During Matisse’s time in Collioure, he created multiple iconic Fauvist paintings in addition to The Green Stripe. Other famous paintings from this period include The Open Window, Collioure and Woman with a Hat. The Green Stripe was made within months of Woman with a Hat and the paintings have commonly been understood to be in dialogue with each other.

== Analysis ==
The Green Stripe depicts the bust of Madame Amélie Matisse with one side of her face in direct light, indicated by pink with orange and red along her chin and ear, and the other side painted yellow, indicating half-light. The middle of her face famously has a vertical streak of green from her hairline down her nose to her top lip. Her hair, eyebrows, and eyes are all a deep blue and she is dressed in an orange and pink blouse or dress with a teal neckline. The background is split between pink and orange on one side and teal on the other side.

These bold colors are organized into sections that define Madame Matisse's facial features and the lighting of the room wherein she is seated. These blocks of pure color are similar to the techniques of Gauguin and Van Gogh and show development in Matisse's approach to color as he moved away from Impressionism. This evolution can be seen in the contrast between Woman with a Hat and The Green Stripe, which both depict Amélie. Matisse employed shorter paint strokes and a variety of intermingling colors in Woman with a Hat, creating a whimsical environment that does not delve into the character of the subject. The Green Stripe is more serious and intimate with harder lines and a focus on Amelie’s face. Intensity and life come from the purity of color and the tension between the contrasting colors in each part of her face. Even with this closeness, the model still seems mysterious and almost nonhuman.

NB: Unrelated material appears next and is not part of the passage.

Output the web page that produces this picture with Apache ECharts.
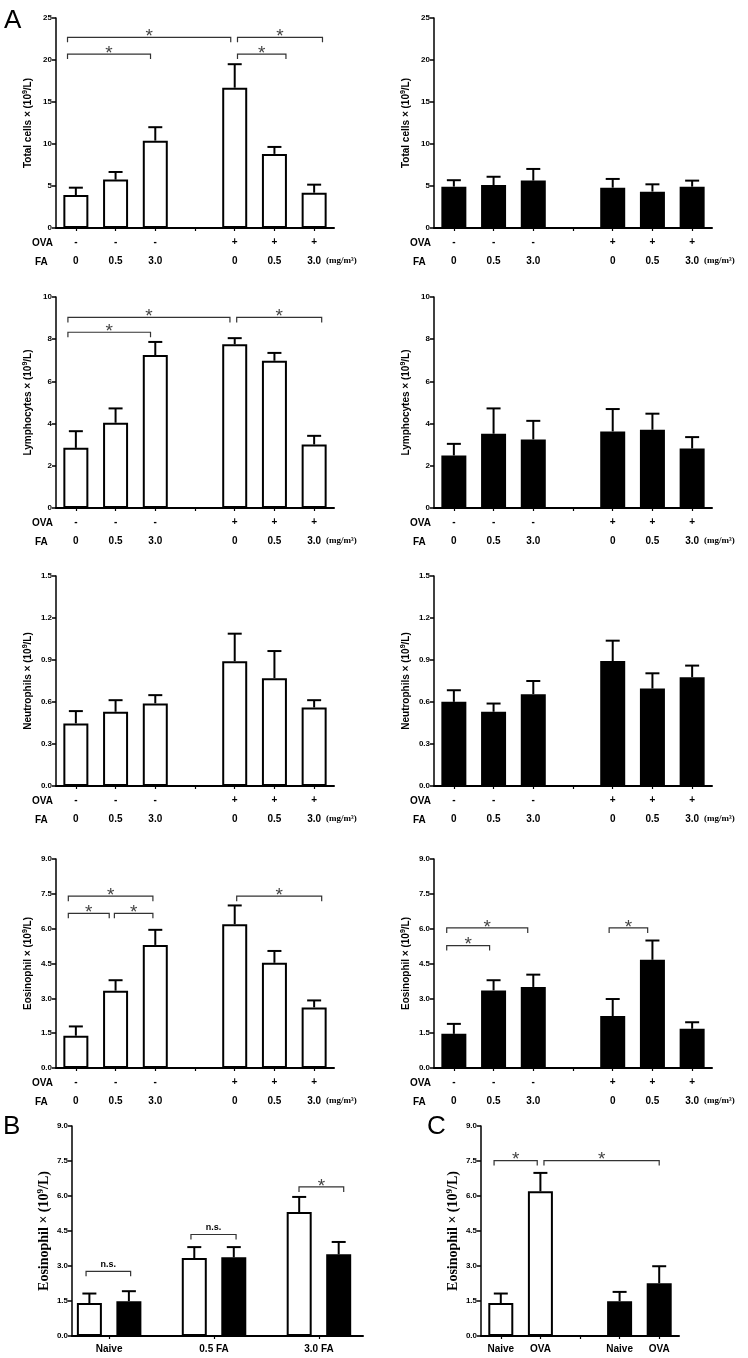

The conversation between Woman with a Hat and The Green Stripe shows how Amélie was nothing but a model in these paintings. Matisse prioritized his artistic vision and message over the actual personality of the sitter, his wife. Critics and friends alike were unsettled by the lack of humanity in this portrait. A friend of the painting's owners Michael and Sarah Stein called it "a demented caricature of a portrait," and in 1910 the critic Gelett Burgess wrote that The Green Stripe was Matisse's "punishment" of Amélie that compelled the viewer "to see in her a strange and terrible aspect." The art historian John Klein has suggested that difficulties in the Matisses' marriage may have contributed to the portrait's impersonal and mask-like character.